Cette place dans les grandes ligues, Leblanc ne l’a pas volée. Avec le Jumbo Shrimp de Jacksonville, dans la Ligue internationale – qui regroupe 20 des 30 équipes AAA –, le troisième-but frappait pour ,302 – au cinquième rang du circuit – avec 20 doubles, 14 circuits et 45 points produits en 87 matchs.

Et, peut-être plus important encore, il démontrait de la constance. L’an dernier, avec la formation AAA des Rangers du Texas, il avait connu un départ canon avant de sombrer dans une très longue léthargie à la plaque. Une expérience qui lui a « apporté beaucoup ». Appris à ne pas trop réfléchir. Et à relativiser.

Après une bonne fin de calendrier, il a été réclamé par les Marlins de Miami lors du « repêchage de la règle 5 », en décembre. Un changement d’adresse qu’il avait appris en consultant son compte Instagram…

Qu’importe où, Leblanc comptait bâtir sur le momentum acquis en septembre, poursuivre dans la même voie. Ce qu’il a réussi, reconnaît-il, satisfaction non dissimulée dans la voix.

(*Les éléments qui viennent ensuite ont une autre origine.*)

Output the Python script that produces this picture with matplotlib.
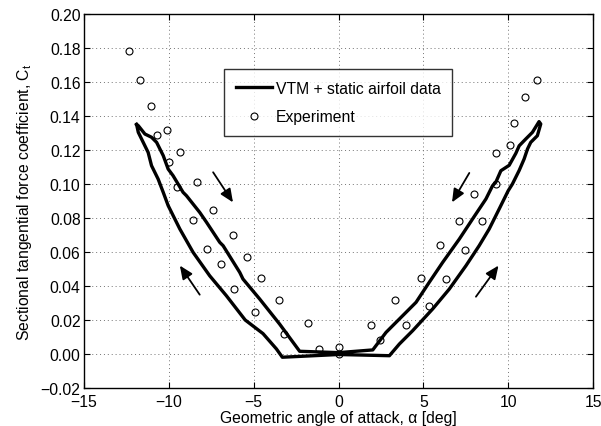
import numpy as np
import matplotlib.pyplot as plt

plt.rcParams['font.family'] = ['Liberation Sans', 'DejaVu Sans']
plt.rcParams['mathtext.default'] = 'regular'

# experiment, angle of attack [deg] and Ct
exp_alpha = [-12.35, -11.72, -11.06, -10.72, -10.1, -9.37, -9.98, -8.35, -9.53, -7.41,
             -8.59, -6.22, -7.73, -5.37, -6.94, -4.55, -6.16, -3.53, -4.9, -1.82,
             -3.24, -1.14, 0.0, 0.0,
             1.92, 2.47, 3.31, 4.0, 4.88, 5.33, 5.96, 6.35, 7.12, 7.47,
             8.0, 8.43, 9.31, 9.31, 10.08, 10.33, 11.02, 11.67]
exp_ct = [0.178, 0.161, 0.146, 0.129, 0.132, 0.119, 0.113, 0.101, 0.098, 0.085,
          0.079, 0.070, 0.062, 0.057, 0.053, 0.045, 0.038, 0.032, 0.025, 0.018,
          0.012, 0.003, 0.004, 0.0,
          0.017, 0.008, 0.032, 0.017, 0.045, 0.028, 0.064, 0.044, 0.078, 0.061,
          0.094, 0.078, 0.100, 0.118, 0.123, 0.136, 0.151, 0.161]

# VTM loop: upper branch (left tip -> right tip), then lower branch back
vtm_alpha = [-11.9, -11.8, -11.41, -11.02, -10.72, -10.33, -10.04, -9.75, -9.16, -8.96,
             -8.18, -7.78, -7.0, -6.8, -5.82, -5.63, -4.65, -3.47, -2.29, 0.0,
             2.02, 2.8, 3.59, 4.57, 5.35, 6.14, 7.12, 7.9, 8.69, 9.08,
             9.27, 9.57, 10.06, 10.45, 10.65, 11.04, 11.43, 11.82,
             11.92, 11.72, 11.33, 11.14, 10.94, 10.65, 10.25, 10.0, 9.47, 8.88,
             8.29, 7.51, 6.53, 5.55, 4.37, 3.59, 3.0, 0.0, -3.31, -3.66,
             -4.45, -5.5, -6.61, -7.59, -8.57, -9.35, -10.04, -10.33, -10.63, -11.02,
             -11.22, -11.51, -11.8, -11.9]
vtm_ct = [0.135, 0.1343, 0.1294, 0.1275, 0.1245, 0.1167, 0.1088, 0.1049, 0.0951, 0.0931,
          0.0833, 0.0775, 0.0657, 0.0637, 0.048, 0.0441, 0.0324, 0.0176, 0.0016, 0.0008,
          0.0024, 0.0127, 0.0206, 0.0304, 0.0422, 0.0539, 0.0676, 0.0794, 0.0912, 0.099,
          0.101, 0.1078, 0.111, 0.118, 0.1225, 0.1265, 0.1304, 0.1367,
          0.1353, 0.1284, 0.1245, 0.1206, 0.1147, 0.108, 0.1, 0.096, 0.0853, 0.0735,
          0.0637, 0.0519, 0.0382, 0.0265, 0.0137, 0.0059, -0.001, -0.0003, -0.0019, 0.003,
          0.012, 0.02, 0.0343, 0.046, 0.0598, 0.0735, 0.0873, 0.0951, 0.1029, 0.1108,
          0.1186, 0.1245, 0.1304, 0.135]

# arrows: (start, end)
arrows = [((-7.39, 0.1069), (-6.22, 0.0892)),
          ((-8.18, 0.0349), (-9.35, 0.052)),
          ((7.71, 0.1065), (6.69, 0.0892)),
          ((8.1, 0.0337), (9.43, 0.052))]

xticks = np.arange(-15, 16, 5)
yticks = np.arange(-0.02, 0.201, 0.02)

fs = 11.3

fig = plt.figure(figsize=(6.01, 4.27), dpi=100)
ax = fig.add_axes([84/601, 1-389/427, 509/601, 374/427])

ax.plot(vtm_alpha, vtm_ct, 'k-', lw=2.4, solid_joinstyle='round',
        label='VTM + static airfoil data')
ax.plot(exp_alpha, exp_ct, 'ko', mfc='none', ms=5, mew=0.8, label='Experiment')

for (x0, y0), (x1, y1) in arrows:
    ax.annotate('', xy=(x1, y1), xytext=(x0, y0),
                arrowprops=dict(arrowstyle='-|>,head_length=0.8,head_width=0.35',
                                color='k', lw=1.3, shrinkA=0, shrinkB=0))

ax.set_xlim(-15, 15)
ax.set_ylim(-0.02, 0.20)
ax.set_xticks(xticks)
ax.set_xticklabels([str(v).replace('-', '\u2212') for v in xticks])
ax.set_yticks(yticks)
ax.set_yticklabels([('%.2f' % (0.0 if abs(v) < 1e-9 else v)).replace('-', '\u2212')
                    for v in yticks])
ax.tick_params(direction='in', top=True, right=True, labelsize=fs, length=4)
ax.tick_params(axis='x', pad=4.5)
ax.tick_params(axis='y', pad=2.5)
ax.grid(True, linestyle=(0, (1, 3)), color='0.45', lw=0.7)
for s in ax.spines.values():
    s.set_linewidth(1.0)

ax.set_xlabel('Geometric angle of attack, \u03b1 [deg]', fontsize=fs, labelpad=0.5)
ax.set_ylabel(r'Sectional tangential force coefficient, C$_t$', fontsize=fs, labelpad=5)

leg = ax.legend(loc='upper left', bbox_to_anchor=(0.275, 0.853), fontsize=fs,
                frameon=True, fancybox=False, edgecolor='k', handlelength=2.3,
                handletextpad=0.25, borderpad=0.75, labelspacing=0.85,
                borderaxespad=0)
leg.get_frame().set_linewidth(1.0)

fig.savefig('out.png', dpi=100)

PHOTO SAM NAVARRO, USA TODAY SPORTS

Charles Leblanc glisse au marbre pour marquer un point en cinquième manche, dimanche, avant de frapper son circuit.

« Avec la saison que je connaissais à Jacksonville, c’est sûr, je le voyais venir un peu, ce rappel, admet le Lavallois. C’est peut-être arrivé sur le tard, on veut tout le temps que ce soit plus vite. Mais avec la date limite des échanges qui s’en venait, je savais qu’il allait y avoir beaucoup de mouvements dans l’organisation et j’ai été un de ces moves-là. J’étais content. »

Le choc de la réalité

Produit de l’Université de Pittsburgh, Charles Leblanc a été repêché au quatrième tour par les Rangers du Texas en 2016. Il y a longtemps qu’il est perçu comme un potentiel joueur des ligues majeures.

Le Québécois dit néanmoins ressentir un sentiment « bizarre » maintenant qu’il y est. Certes, il en a eu un avant-goût avec les camps printaniers, mais la vraie saison, c’est quelque chose, comme dirait un ex-hockeyeur vedette. Ce n’est pas comparable.

« Au camp d’entraînement, il n’y a personne dans les estrades, et souvent les gros joueurs sont sortis, donc tu joues contre d’autres joueurs des ligues mineures », explique-t-il.

« On dirait que je ne réalise pas encore le fait que je ne suis pas juste ici pour être remplaçant. J’ai fait l’équipe. »

Pas de doute. Lundi soir, Charles Leblanc était de nouveau de l’alignement de départ. Et il a frappé un autre coup sûr.